«Сквозь темный марш ольховых концертантов» — пробьется ль, наконец, живая правда наблюдения? Выпрямится ли путаная словесность? Кажется, что у автора нет представления о большом и сильном.
«Море — огромное окно». Довольно скромно для моря — быть в размер окна. Или еще:
«Море? Оно тихое, омывает ладонь.
Бухта — в горсть».
Дождь идет. Его красоты, хотя и упоминается «неистовство жизни», — серьги, колечки, бусинки.
О поле говорится:
«Балалаечка вечерних трав».
В те времена принято было уделять преувеличенное внимание себе. В. А. не избегла этого.
«Проходишь, как луч озабоченная».
«Уходишь и плачешь, босая жар-птица».
Помимо самолюбования, тут увлечение капризом, своеволием. Кокетливо звучит:
«Гори — не гори. Не гори!»
Вдумываясь в ее творческий процесс, видишь, что стих вызван, пожалуй, в основном изысканием детали, а не внутренним напором чувства. Главное — отдельные впечатления.

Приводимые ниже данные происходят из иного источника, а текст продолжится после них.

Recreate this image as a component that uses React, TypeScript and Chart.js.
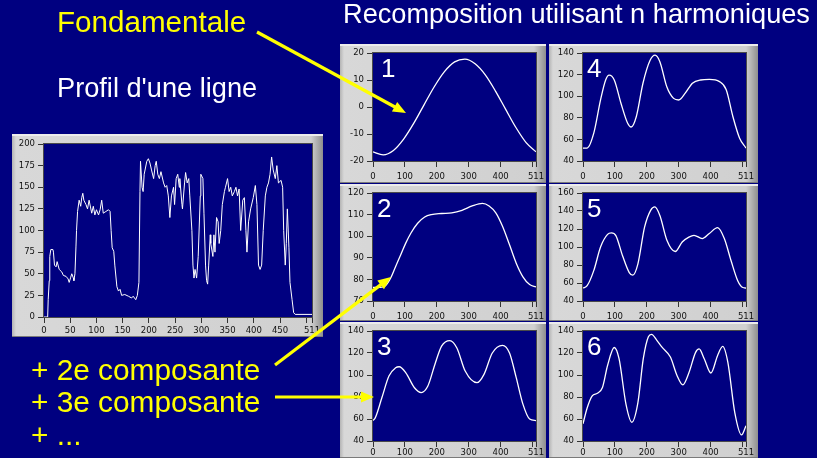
import React, { useEffect, useRef } from "react";
import { Chart, registerables } from "chart.js";
Chart.register(...registerables);

// ---------- DATA ----------
const PROFILE_X = [0, 7, 8, 10, 11, 13, 17, 18, 20, 23, 25, 29, 34, 37, 42, 46, 48, 51, 53, 56, 57, 59, 61, 62, 64, 67, 70, 72, 74, 76, 80, 83, 86, 91, 94, 97, 100, 104, 107, 110, 113, 118, 123, 126, 128, 130, 133, 135, 139, 142, 145, 148, 154, 161, 167, 170, 175, 178, 181, 183, 184, 187, 189, 191, 196, 199, 202, 205, 209, 212, 214, 217, 220, 223, 228, 231, 234, 237, 240, 243, 247, 249, 252, 255, 258, 259, 263, 264, 268, 270, 273, 276, 278, 282, 284, 286, 288, 291, 294, 298, 299, 303, 305, 308, 310, 312, 314, 317, 318, 322, 324, 326, 329, 332, 334, 337, 340, 344, 346, 350, 353, 356, 359, 363, 366, 369, 372, 375, 379, 382, 385, 387, 390, 394, 399, 403, 406, 409, 412, 415, 418, 422, 425, 428, 431, 434, 437, 441, 444, 447, 452, 455, 457, 460, 462, 464, 467, 469, 473, 476, 479, 511];
const PROFILE_Y = [0, 0, 20, 42, 70, 78, 78, 75, 60, 58, 64, 55, 52, 48, 47, 44, 40, 46, 50, 45, 42, 50, 82, 100, 122, 135, 128, 138, 143, 135, 130, 125, 135, 120, 128, 118, 124, 118, 124, 135, 120, 122, 124, 122, 100, 80, 76, 60, 35, 30, 32, 25, 26, 24, 22, 24, 20, 25, 40, 145, 180, 150, 145, 165, 180, 183, 178, 170, 160, 175, 180, 165, 160, 168, 155, 150, 152, 140, 115, 140, 150, 130, 160, 165, 150, 160, 130, 125, 155, 167, 155, 160, 140, 100, 60, 45, 55, 45, 70, 140, 165, 160, 120, 60, 42, 38, 60, 95, 85, 70, 95, 75, 115, 110, 85, 100, 130, 145, 150, 160, 145, 150, 140, 145, 150, 140, 148, 100, 135, 138, 100, 75, 110, 125, 138, 152, 130, 60, 55, 60, 100, 140, 150, 155, 165, 185, 170, 160, 175, 155, 158, 150, 100, 60, 85, 125, 80, 40, 20, 5, 3, 3];

const H1_X = [0, 32, 64, 96, 128, 160, 192, 224, 256, 288, 320, 352, 384, 416, 448, 480, 511];
const H1_Y = [-16.6, -17.7, -16.1, -11.9, -6.0, 0.8, 7.5, 13.1, 16.7, 17.7, 16.0, 11.9, 5.9, -0.9, -7.6, -13.2, -16.6];

const H2_X = [0, 23, 39, 55, 71, 87, 103, 119, 140, 162, 183, 215, 247, 279, 311, 343, 364, 385, 406, 428, 449, 470, 491, 511];
const H2_Y = [76.3, 76.3, 77, 80.5, 86, 91.4, 96.9, 101.5, 106, 108.9, 110, 110.5, 110.8, 112, 114, 115.2, 114, 110.8, 104.6, 96, 87.5, 81.2, 77.6, 76.5];

const H3_X = [0, 7, 28, 50, 71, 82, 103, 130, 151, 172, 194, 215, 241, 263, 289, 326, 348, 374, 406, 428, 449, 470, 491, 511];
const H3_Y = [58.6, 61, 79.5, 99, 106.6, 107.5, 102, 88.4, 84, 90, 109.6, 126.2, 131.3, 124.6, 103.6, 93, 100.6, 120, 127, 120, 97.6, 73.5, 60, 58.6];

const H4_X = [0, 13, 34, 55, 71, 82, 98, 119, 140, 151, 167, 188, 210, 226, 241, 263, 284, 300, 321, 343, 369, 396, 428, 449, 470, 491, 511];
const H4_Y = [52, 52, 66, 96.6, 115, 119.5, 115, 93.5, 75, 71.5, 81, 112, 133, 138, 132, 108.5, 98, 96.5, 103, 112, 115, 115.5, 113.5, 106, 81, 61, 52];

const H5_X = [0, 13, 34, 55, 77, 89, 103, 124, 145, 156, 172, 193, 212, 225, 241, 263, 289, 311, 332, 348, 374, 396, 422, 443, 464, 485, 501, 511];
const H5_Y = [54.4, 57, 74, 100, 114, 115.6, 112.7, 90.3, 71.6, 68.7, 81, 122, 140.7, 144.5, 135, 107.5, 95, 105.6, 111, 113, 109.4, 115, 121.5, 109.4, 85, 62.6, 55, 54.4];

const H6_X = [0, 13, 29, 45, 61, 77, 98, 113, 135, 153, 172, 189, 205, 215, 231, 247, 274, 295, 313, 332, 353, 364, 380, 401, 422, 438, 454, 476, 497, 511];
const H6_Y = [55.7, 70, 81, 83.4, 88.6, 108.6, 125, 114.8, 73, 57, 74.6, 114.8, 134.8, 137, 131.7, 125.5, 116.3, 99.4, 91, 102, 120.6, 123.7, 114.8, 101.8, 117.8, 126, 111.7, 65.5, 45.5, 53.8];

const X_TICKS_SMALL = [0, 100, 200, 300, 400, 500, 511];
const X_TICKS_BIG = [0, 50, 100, 150, 200, 250, 300, 350, 400, 450, 500, 511];
const X_HIDDEN_LABELS = [500];

const TITLE = "Recomposition utilisant n harmoniques";
const LABEL_FUND = "Fondamentale";
const LABEL_PROFILE = "Profil d'une ligne";
const LABEL_LINES = ["+ 2e composante", "+ 3e composante", "+ ..."];

// ---------- STYLE / LAYOUT ----------
const NAVY = "#000080";
const YELLOW = "#ffff00";
const FONT = '"Liberation Sans", Arial, sans-serif';
const TICK_FONT = '"DejaVu Sans", Verdana, sans-serif';

type Box = { x: number; y: number; w: number; h: number };
type PanelSpec = {
  xs: number[];
  ys: number[];
  yMin: number;
  yMax: number;
  yStep: number;
  xTicks: number[];
  tag: string;
  tagDx: number;
  smooth: boolean;
  frame: Box;
  plot: { l: number; t: number; r: number; b: number };
  lineWidth: number;
  xPad: number;
};

const plotPlugin = {
  id: "plotFrame",
  beforeDraw(chart: any) {
    const { ctx, chartArea: a } = chart;
    ctx.save();
    ctx.fillStyle = NAVY;
    ctx.fillRect(a.left, a.top, a.right - a.left, a.bottom - a.top);
    ctx.restore();
  },
  afterDraw(chart: any, _args: any, opts: any) {
    const { ctx, chartArea: a } = chart;
    ctx.save();
    ctx.strokeStyle = "#4a4a4a";
    ctx.lineWidth = 1;
    ctx.strokeRect(a.left - 0.5, a.top - 0.5, a.right - a.left + 1, a.bottom - a.top + 1);
    if (opts && opts.tag) {
      ctx.fillStyle = "#ffffff";
      ctx.font = `26px ${FONT}`;
      ctx.textBaseline = "top";
      ctx.textAlign = "left";
      ctx.fillText(opts.tag, a.left + 4 + (opts.dx || 0), a.top + 4);
    }
    ctx.restore();
  },
};

function Panel({ spec }: { spec: PanelSpec }) {
  const ref = useRef<HTMLCanvasElement>(null);
  useEffect(() => {
    const { frame, plot } = spec;
    const yW = plot.l - frame.x;
    const padTop = plot.t - frame.y;
    const padRight = frame.x + frame.w - plot.r;
    const xH = frame.y + frame.h - plot.b;
    const tickFont = { family: TICK_FONT, size: 8.5 };
    const chart = new Chart(ref.current!, {
      type: "line",
      data: {
        datasets: [
          {
            data: spec.xs.map((x, i) => ({ x, y: spec.ys[i] })),
            borderColor: "#ffffff",
            borderWidth: spec.lineWidth,
            pointRadius: 0,
            fill: false,
            tension: 0,
            cubicInterpolationMode: spec.smooth ? "monotone" : "default",
          } as any,
        ],
      },
      options: {
        animation: false,
        responsive: false,
        devicePixelRatio: 1,
        events: [],
        layout: { padding: { left: 0, top: padTop, right: padRight, bottom: 0 } },
        plugins: {
          legend: { display: false },
          tooltip: { enabled: false },
          plotFrame: { tag: spec.tag, dx: spec.tagDx },
        } as any,
        scales: {
          x: {
            type: "linear",
            min: 0,
            max: 511,
            afterBuildTicks: (s: any) => {
              s.ticks = spec.xTicks.map((v) => ({ value: v }));
            },
            afterFit: (s: any) => {
              s.height = xH;
              s.paddingLeft = 0;
              s.paddingRight = 0;
            },
            ticks: {
              autoSkip: false,
              maxRotation: 0,
              color: "#111",
              font: tickFont,
              padding: spec.xPad,
              callback: (v: any) => (X_HIDDEN_LABELS.includes(v) ? "" : String(v)),
            },
            grid: { drawOnChartArea: false, drawTicks: true, tickLength: 6, color: "#333" },
            border: { display: false },
          },
          y: {
            type: "linear",
            min: spec.yMin,
            max: spec.yMax,
            afterFit: (s: any) => {
              s.width = yW;
              s.paddingTop = 0;
              s.paddingBottom = 0;
            },
            ticks: { stepSize: spec.yStep, color: "#111", font: tickFont, padding: 3 },
            grid: { drawOnChartArea: false, drawTicks: true, tickLength: 6, color: "#333" },
            border: { display: false },
          },
        },
      },
      plugins: [plotPlugin as any],
    });
    return () => chart.destroy();
  }, [spec]);
  const f = spec.frame;
  return (
    <div
      style={{
        position: "absolute",
        left: f.x,
        top: f.y,
        width: f.w,
        height: f.h,
        boxSizing: "border-box",
        background:
          "linear-gradient(to right, #b4b4b4 0px, #d8d8d8 4px, #d0d0d0 calc(100% - 12px), #8e8e8e 100%)",
        boxShadow: "inset 0 2px 0 #ececec, inset 0 -1px 0 #7a7a7a",
      }}
    >
      <canvas ref={ref} width={f.w} height={f.h} style={{ display: "block" }} />
    </div>
  );
}

const COL1 = { fx: 340, fw: 206, pl: 373, pr: 536 };
const COL2 = { fx: 549, fw: 209, pl: 583, pr: 746 };
const ROW1 = { fy: 44, fh: 139, pt: 53, pb: 161, xPad: 5 };
const ROW2 = { fy: 184, fh: 137, pt: 193, pb: 301, xPad: 5 };
const ROW3 = { fy: 322, fh: 136, pt: 331, pb: 441, xPad: 1 };

function small(col: any, row: any, xs: number[], ys: number[], yMin: number, yMax: number, yStep: number, tag: string, tagDx = 0): PanelSpec {
  return {
    xs, ys, yMin, yMax, yStep, tag, tagDx,
    xTicks: X_TICKS_SMALL,
    smooth: true,
    lineWidth: 1.3,
    xPad: row.xPad,
    frame: { x: col.fx, y: row.fy, w: col.fw, h: row.fh },
    plot: { l: col.pl, t: row.pt, r: col.pr, b: row.pb },
  };
}

const PANELS: PanelSpec[] = [
  {
    xs: PROFILE_X, ys: PROFILE_Y, yMin: 0, yMax: 200, yStep: 25, tag: "", tagDx: 0,
    xTicks: X_TICKS_BIG, smooth: false, lineWidth: 1, xPad: 3,
    frame: { x: 12, y: 134, w: 311, h: 203 },
    plot: { l: 44, t: 144, r: 312, b: 317 },
  },
  small(COL1, ROW1, H1_X, H1_Y, -20, 20, 10, "1", 4),
  small(COL1, ROW2, H2_X, H2_Y, 70, 120, 10, "2"),
  small(COL1, ROW3, H3_X, H3_Y, 40, 140, 20, "3"),
  small(COL2, ROW1, H4_X, H4_Y, 40, 140, 20, "4"),
  small(COL2, ROW2, H5_X, H5_Y, 40, 160, 20, "5"),
  small(COL2, ROW3, H6_X, H6_Y, 40, 140, 20, "6"),
];

function Arrow({ x1, y1, x2, y2 }: { x1: number; y1: number; x2: number; y2: number }) {
  const dx = x2 - x1;
  const dy = y2 - y1;
  const len = Math.hypot(dx, dy);
  const ux = dx / len;
  const uy = dy / len;
  const hl = 13;
  const hw = 5.5;
  const bx = x2 - ux * hl;
  const by = y2 - uy * hl;
  const pts = `${x2},${y2} ${bx - uy * hw},${by + ux * hw} ${bx + uy * hw},${by - ux * hw}`;
  return (
    <g>
      <line x1={x1} y1={y1} x2={bx + ux * 2} y2={by + uy * 2} stroke={YELLOW} strokeWidth={3.2} />
      <polygon points={pts} fill={YELLOW} />
    </g>
  );
}

export default function App() {
  return (
    <div
      style={{
        position: "fixed",
        left: 0,
        top: 0,
        width: 817,
        height: 458,
        overflow: "hidden",
        background: NAVY,
      }}
    >
      {PANELS.map((p, i) => (
        <Panel key={i} spec={p} />
      ))}
      <svg
        width={817}
        height={458}
        style={{ position: "absolute", left: 0, top: 0, pointerEvents: "none" }}
      >
        <text x={57} y={32} fill={YELLOW} fontFamily={FONT} fontSize={29.6}>
          {LABEL_FUND}
        </text>
        <text x={57} y={97} fill="#ffffff" fontFamily={FONT} fontSize={27.2}>
          {LABEL_PROFILE}
        </text>
        <text x={343} y={23} fill="#ffffff" fontFamily={FONT} fontSize={27.2}>
          {TITLE}
        </text>
        <text x={31} y={380} fill={YELLOW} fontFamily={FONT} fontSize={29.8}>
          {LABEL_LINES[0]}
        </text>
        <text x={31} y={412} fill={YELLOW} fontFamily={FONT} fontSize={29.8}>
          {LABEL_LINES[1]}
        </text>
        <text x={31} y={445} fill={YELLOW} fontFamily={FONT} fontSize={29.8}>
          {LABEL_LINES[2]}
        </text>
        <Arrow x1={257} y1={32} x2={406} y2={113} />
        <Arrow x1={275} y1={365} x2={391} y2={277} />
        <Arrow x1={275} y1={397} x2={374} y2={397} />
      </svg>
    </div>
  );
}
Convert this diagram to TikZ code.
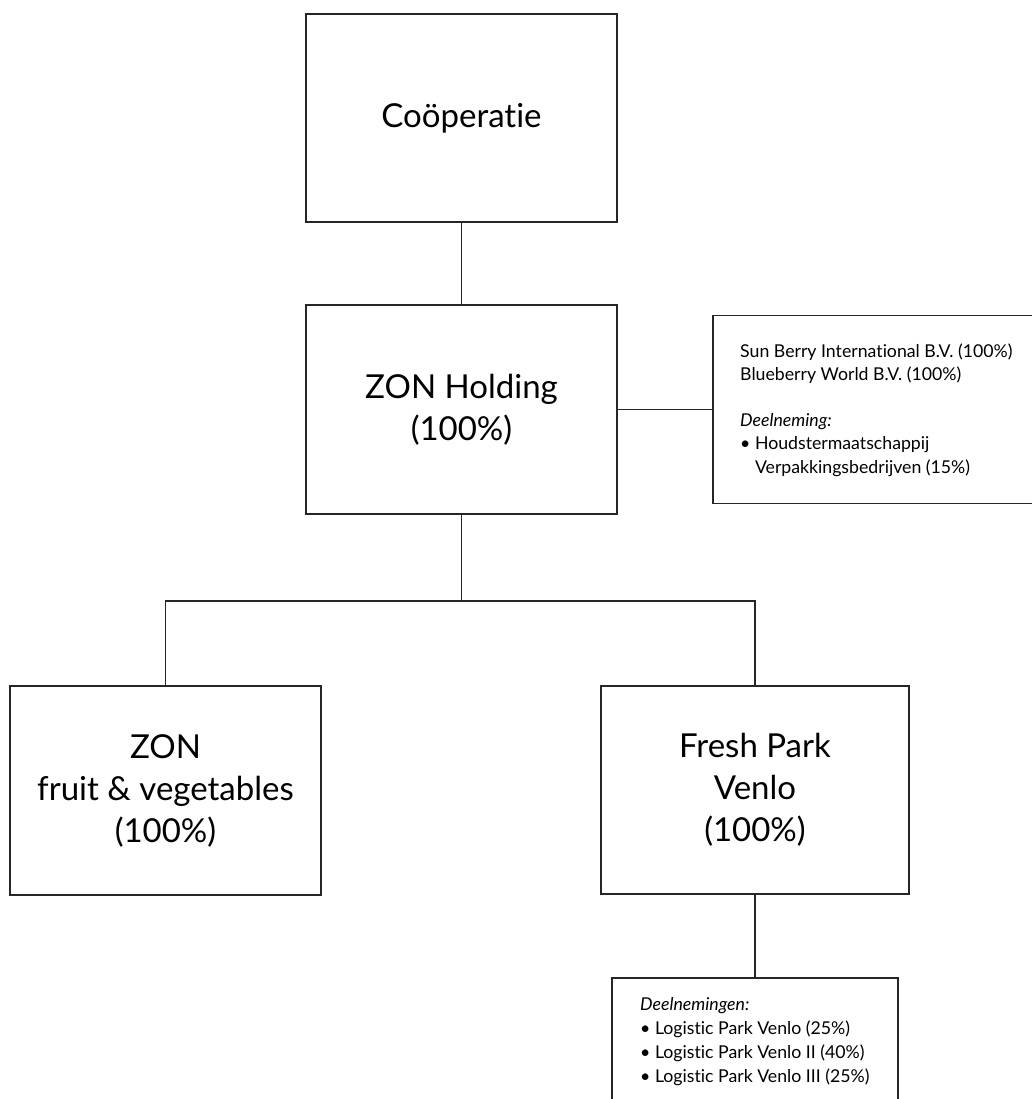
\documentclass[tikz,border=0pt]{standalone}
\usepackage{fontspec}
\setmainfont{Lato}[Ligatures={NoCommon,NoRare}]
\begin{document}
\begin{tikzpicture}[x=1pt,y=-1pt,
  box/.style={draw=black!85, line width=1.3pt, inner sep=0pt},
  big/.style={font=\fontsize{33}{42}\selectfont, align=center},
  small/.style={font=\fontsize{17.7}{23.5}\selectfont, align=left, inner sep=0pt},
  conn/.style={draw=black!85, line width=1.3pt}]
\useasboundingbox (0,0) rectangle (1032,1099);
\clip (0,0) rectangle (1032,1099);
\node[box, big, minimum width=311, minimum height=208] (coop) at (461.5,118) {\raisebox{-4pt}{Coöperatie}};
\node[box, big, minimum width=311, minimum height=209] (hold) at (461.5,409.5) {ZON Holding\\(100\%)};
\node[box, minimum width=332, minimum height=188] (side) at (879,409.5) {};
\node[small, anchor=west] (sidetext) at (740,410) {Sun Berry International B.V. (100\%)\\
Blueberry World B.V. (100\%)\\[22pt]
\textit{Deelneming:}\\
• Houdstermaatschappij\\
\hphantom{• }Verpakkingsbedrijven (15\%)};
\node[box, big, minimum width=311, minimum height=209] (left) at (165.5,790.5) {ZON\\fruit \& vegetables\\(100\%)};
\node[box, big, minimum width=308, minimum height=208] (fresh) at (755,790) {Fresh Park\\Venlo\\(100\%)};
\node[box, minimum width=286, minimum height=140] (part) at (755,1048) {};
\node[small, anchor=west, font=\fontsize{17.7}{24}\selectfont] (parttext) at (640,1042) {\textit{Deelnemingen:}\\
• Logistic Park Venlo (25\%)\\
• Logistic Park Venlo II (40\%)\\
• Logistic Park Venlo III (25\%)};
\coordinate (branch) at (461.5,601);
\draw[conn] (coop.south) -- (hold.north);
\draw[conn] (hold.east) -- (side.west);
\draw[conn] (hold.south) -- (branch);
\draw[conn] (left.north) |- (branch) -| (fresh.north);
\draw[conn] (fresh.south) -- (part.north);
\end{tikzpicture}
\end{document}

«С мостиком озерным бережно и нежно
Целуются безвестные копыта».
К этим заключительным строчкам поэтически-крепко прилажено все предыдущее описание с его «коллекцией раритетов» вроде:
«Нестерпимые серебристости заречных купающихся в утре голосов».
Деталь для художника может быть всем. Но деталь, определяющая суть или ведущая к сути. Здесь же деталь подчас повисает в воздухе, не создавая целого.
В последнем сборнике военного времени, за год до смерти В. А. отрешилась от словесной манерности. Темы ее шире — гражданское рвение, действительность дня — находят в ней сострадательный отклик. Человечески «Вахта» — шаг вперед, но художественно она некрепка. Уклон в грубоватую уличную разговорность не вызрел в хлесткую меткость народной речи.
Что ж получается? Порицаю поэтессу, память о которой хочу удержать для других? Нет. Упомянутые недостатки — только препятствия к тому лучшему, основному, что заставляет хранить ее имя. Препятствия эти можно одолеть. Пускай из уцелевших стихов можно сделать тоненькую книжку — вещей в 25–30, в ней для чуткого слуха зазвучит музыка редкой прелести.
«Никогда не тонула
Моя лирная скрипка», —
говорит В. А. о себе. Как назову этот голос, этот инструмент, который всегда слышала в ее стихах? Если не «лирная скрипка», то какое-то соединение арфы и флейты. Русская поэзия, да и всякая, всегда изобиловала «теплыми» стихами. Стихи Мониной тоже «теплые», но тепло это на другое не похоже. Любовь к жизни, людям, травам, облакам, но такая необщая. Есть в ней нежная озабоченность обуютить вещь, одарить ее «жемчужной дужкой». Уменье подобрать к явлениям полуволшебный «шкатульный ключик повестей», стремление сделать подарок, угадав чье-то сокровенное желание. Ее художническая особенность — меткая небрежность, когда слово изронено, как полусонное угадывание, вскользь, но в цель.